London and pro-British Unionists have set as a pre-condition for implementation of the agreement that the IRA give up, or “decommission,” all its weapons. No such demands have ever been placed on the right-wing loyalist death squads that have attacked and murdered Catholics and with whom the British rulers have consistently collaborated. Moreover, London is not advancing proposals to end its military presence, which remains substantial despite reductions in the last decade. London’s stated goal is further cuts in the number of its troops there and “normal security arrangements.” The latter means a future garrison in Northern Ireland of some 5,000 troops—which would be about 5 percent of the current size of the British Army.

The IRA said in a December 9 statement that the organization had “decided to contribute… to a comprehensive agreement to resolve all outstanding issues, including those of concern within unionism” so that “Irish republicans and unionists can, as equals, pursue our respective political objectives peacefully.” In particular, the IRA said it had agreed to “completely and verifiably put all our arms beyond use… if possible by the end of December… We agreed to the presence of two clergymen as observers during this process.” The group also said it agreed that “all IRA volunteers be given specific instructions not to engage in any activity which might thereby endanger that new agreement.”
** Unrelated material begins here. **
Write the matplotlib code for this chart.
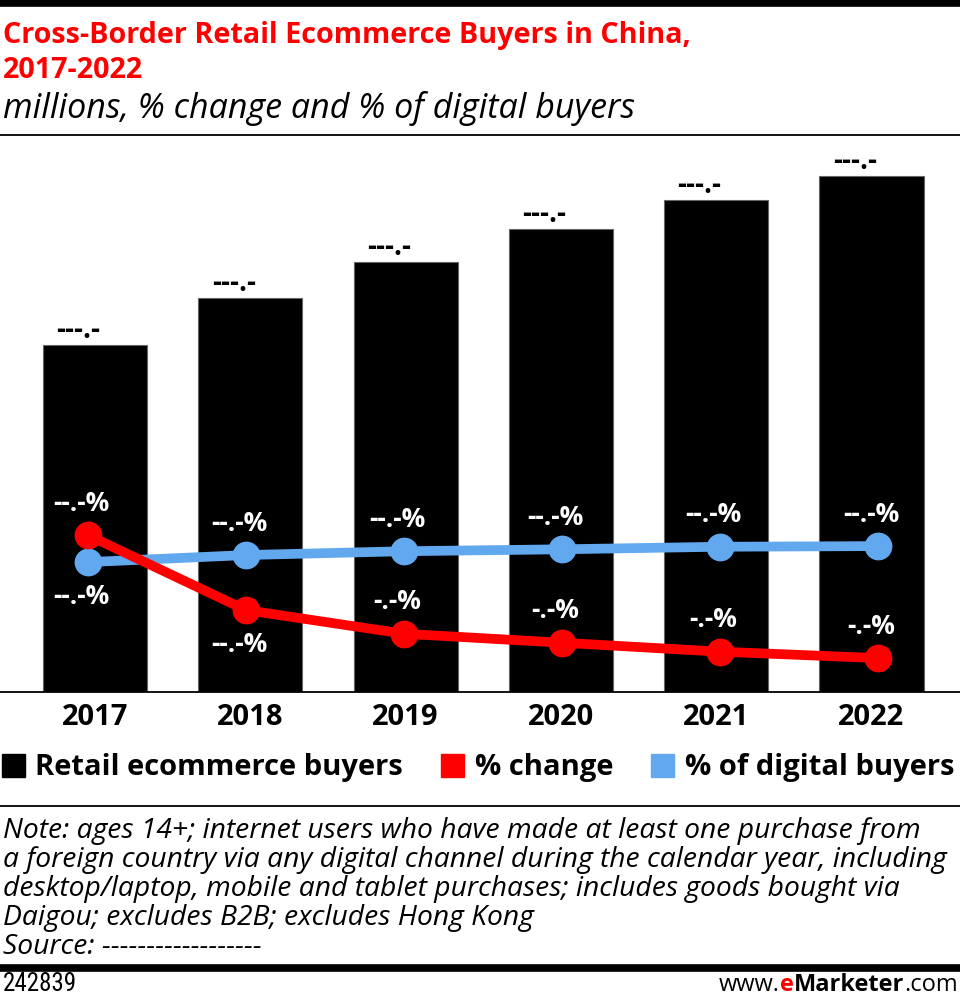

With the backing of Dublin, however, London agreed on December 8 to Paisley’s demands for photographic evidence of the disarming process. The IRA responded that this would mean its actions would be “reduced to an act of humiliation.” Paisley had recently said that the IRA had to be forced to “repent” and “wear sack cloth and ashes.”

In addition to providing for the gradual lifting of the suspension of the assembly in Northern Ireland, the proposed comprehensive agreement would end Westminister’s power to suspend the assembly. It would also transfer formal control of the Police Service of Northern Ireland—known as the Royal Ulster Constabulary (RUC)—from Westminster to a new “community board.” Sinn Fein would be asked to nominate members to this board, having discussed the issue at a special party conference. London’s goal is to entice more nationalists to join the Northern Ireland police. Meanwhile, only after the IRA disarmed would the DUP be asked to urge loyalist groups to do the same. No mention was made in the proposed settlement about the removal of British troops.

At a December 8 press conference, Sinn Fein president Gerry Adams said the proposed comprehensive agreement is “a good deal which reflects accurately the fundamentals of the Good Friday Agreement, including its power-sharing, all-Ireland and equality provisions…. All of the issues of substance have been resolved.” The “only obstacle,” Adams said, was the “DUP’s unrealizable demand for the humiliation of Irish republicans.”

Illustrating the importance Washington places on trying to resolve national questions on terms favorable to imperialism, U.S. president George Bush telephoned Adams and Paisley in late November expressing his support for the “comprehensive agreement.”